As I stare out at the expanse of the blue ocean, not having seen land in over three weeks, I contemplate all that I have learned, experienced, and accomplished on the current “Seafloor to Seabirds” voyage aboard Schmidt Ocean Institute’s R/V Falkor. My name is Bianca Keys, and I am currently in my final year in a bachelor’s degree in Animal Ecology at the University of the Sunshine Coast. Having been passionate about seabirds for many years, I was ecstatic to be offered the opportunity as a volunteer scientist for Birdlife Australia, observing seabirds and marine mammals in their natural habitat.
While I have previous surveying experience, this is my first voyage at sea. I am considered the bird “expert” onboard and have also been tasked with training the other fantastic students in observation protocols—all while learning them myself! Through our daily observations of the entertaining Red-Footed Boobies, Terns, and graceful gliding of the Wedge-tailed Shearwaters and Frigatebirds, we started to question how they cope in such a demanding lifestyle. Some questions I could answer, and others I could not. I decided to go down the proverbial rabbit hole to see what I could find.
The sea can be perilous, vast, secluded, and unforgiving—even more so if you are a seabird. Despite this, many seabirds spend the majority of their lives in this harsh environment. Different species can go anywhere from a day to years without ever touching land. To survive, marine birds have evolved remarkable adaptations that enable them to thrive. One such adaptation is specialised nasal glands that help to excrete highly concentrated salty fluids from their bloodstream after the ingestion of seawater. Another adaptation that has often left me mesmerised is their graceful gliding flight. This ability is primarily due to high aspect ratios (wingspan relative to wing area) and high wing loading (wingspan relative to body weight), signifying that they have long, narrow wings with lighter body weights. It allows them to easily ride on air currents, elevating them far into the sky, or great agility to glide along the water’s surface. I have often spotted a Great or Lesser Frigatebird far above, circling the ship without so much as one flap of its wings during my observations. Blink, and you’ll miss it as it disappears—ever higher and out of sight.
Incredible dives for flying fish by the Masked, Brown, and Red-footed Boobies are also regular occurrences. They display plunge dives at up to 24 m/s to capture their elusive prey (Chang et al., 2016). It is a wonderment that they escape without any injuries. But again, these marvellous creatures have developed solutions. A streamlined fusiform body shape is taken moments before entering the water, created by compressing their wings against their body. Their lack of external nostrils also protects them during high-impact dives. When you stop to look closely, you can appreciate how they have evolved to be perfectly suited to their environment.

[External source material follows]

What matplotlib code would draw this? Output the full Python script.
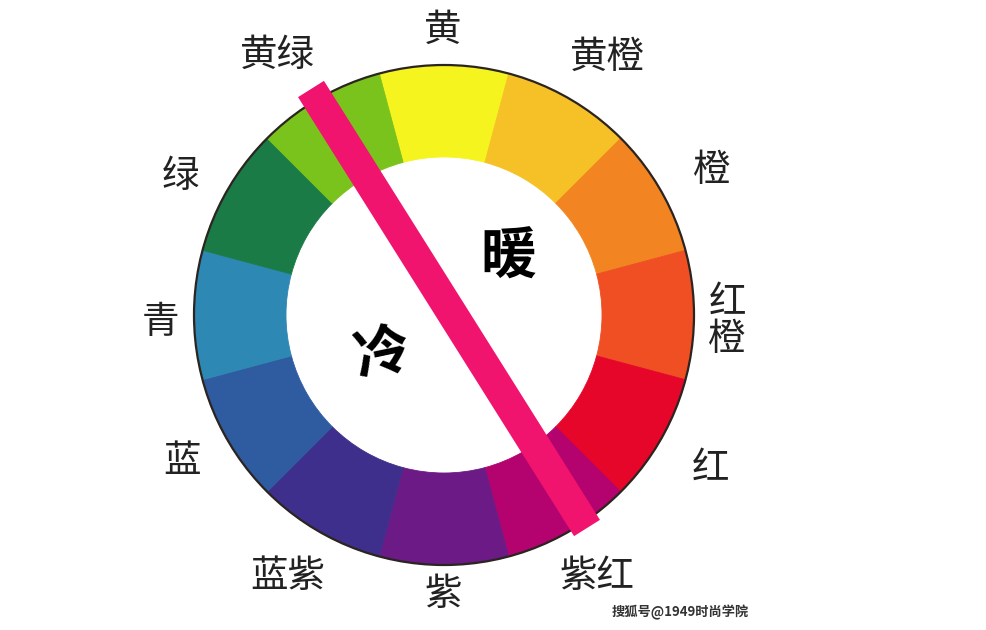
import matplotlib
matplotlib.use("Agg")
import matplotlib.pyplot as plt
from matplotlib.patches import Circle

plt.rcParams['font.family'] = ['Noto Sans CJK SC', 'DejaVu Sans']

W, H = 986, 630

# wheel segments, clockwise from the top
segment_names = ["黄", "黄橙", "橙", "红橙", "红", "紫红", "紫", "蓝紫", "蓝", "青", "绿", "黄绿"]
segment_colors = ["#F5F41F", "#F5C127", "#F28521", "#EF4F23", "#E6062A", "#B4026F",
                  "#6B1A86", "#3F2F8C", "#2F5CA0", "#2D88B3", "#1A7B47", "#7AC21C"]
segment_sizes = [1] * 12

# label anchors in picture pixels (x, y from top)
label_pos = [(443, 30), (607, 57), (712, 170), (727, 321), (710, 468), (597, 577),
             (443, 594), (288, 577), (182, 462), (160, 323), (180, 176), (277, 55)]
label_text = ["黄", "黄橙", "橙", "红\n橙", "红", "紫红", "紫", "蓝紫", "蓝", "青", "绿", "黄绿"]

wheel_center = (444, 315)
outer_r = 250
inner_r = 158

bar_start = (311, 89)
bar_end = (587, 528)

fig = plt.figure(figsize=(W / 100, H / 100), dpi=100)
ax = fig.add_axes([0, 0, 1, 1])

cx, cy = wheel_center[0], H - wheel_center[1]
wedges, _ = ax.pie(
    segment_sizes,
    colors=segment_colors,
    startangle=105,
    counterclock=False,
    radius=outer_r,
    center=(cx, cy),
    wedgeprops=dict(width=outer_r - inner_r, linewidth=0.6),
)
for w, c in zip(wedges, segment_colors):
    w.set_edgecolor(c)

ax.add_patch(Circle((cx, cy), outer_r, fill=False, edgecolor="#2b2420", lw=1.6, zorder=3))

# warm / cold divider
ax.plot([bar_start[0], bar_end[0]], [H - bar_start[1], H - bar_end[1]],
        color="#F0146E", lw=22, solid_capstyle="butt", zorder=4)

ax.text(508, H - 258, "暖", fontsize=40, fontweight="bold", ha="center", va="center", color="black")
ax.text(383, H - 354, "冷", fontsize=40, fontweight="bold", ha="center", va="center",
        rotation=12, color="black")

for (x, y), t in zip(label_pos, label_text):
    ax.text(x, H - y, t, fontsize=27, ha="center", va="center", color="#222222",
            linespacing=0.95)

ax.text(680, H - 612, "搜狐号@1949时尚学院", fontsize=9.5, ha="center", va="center",
        color="#333333", fontweight="bold")

ax.set_xlim(0, W)
ax.set_ylim(0, H)
ax.set_aspect("auto")
ax.axis("off")

fig.savefig("out.png", dpi=100, facecolor="white")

My journey will continue at the Institute for Marine and Antarctic Studies (IMAS) at the University of Tasmania when I commence my Honours degree in July, assessing microplastic ingestion in shorebirds, sediment samples, and prey species. The current voyage has allowed me to build on critical skills in identification and behaviour that I hope to utilise again. Having the experience to learn first-hand from such inspiring animals will last me a lifetime, and I look forward to the next encounters!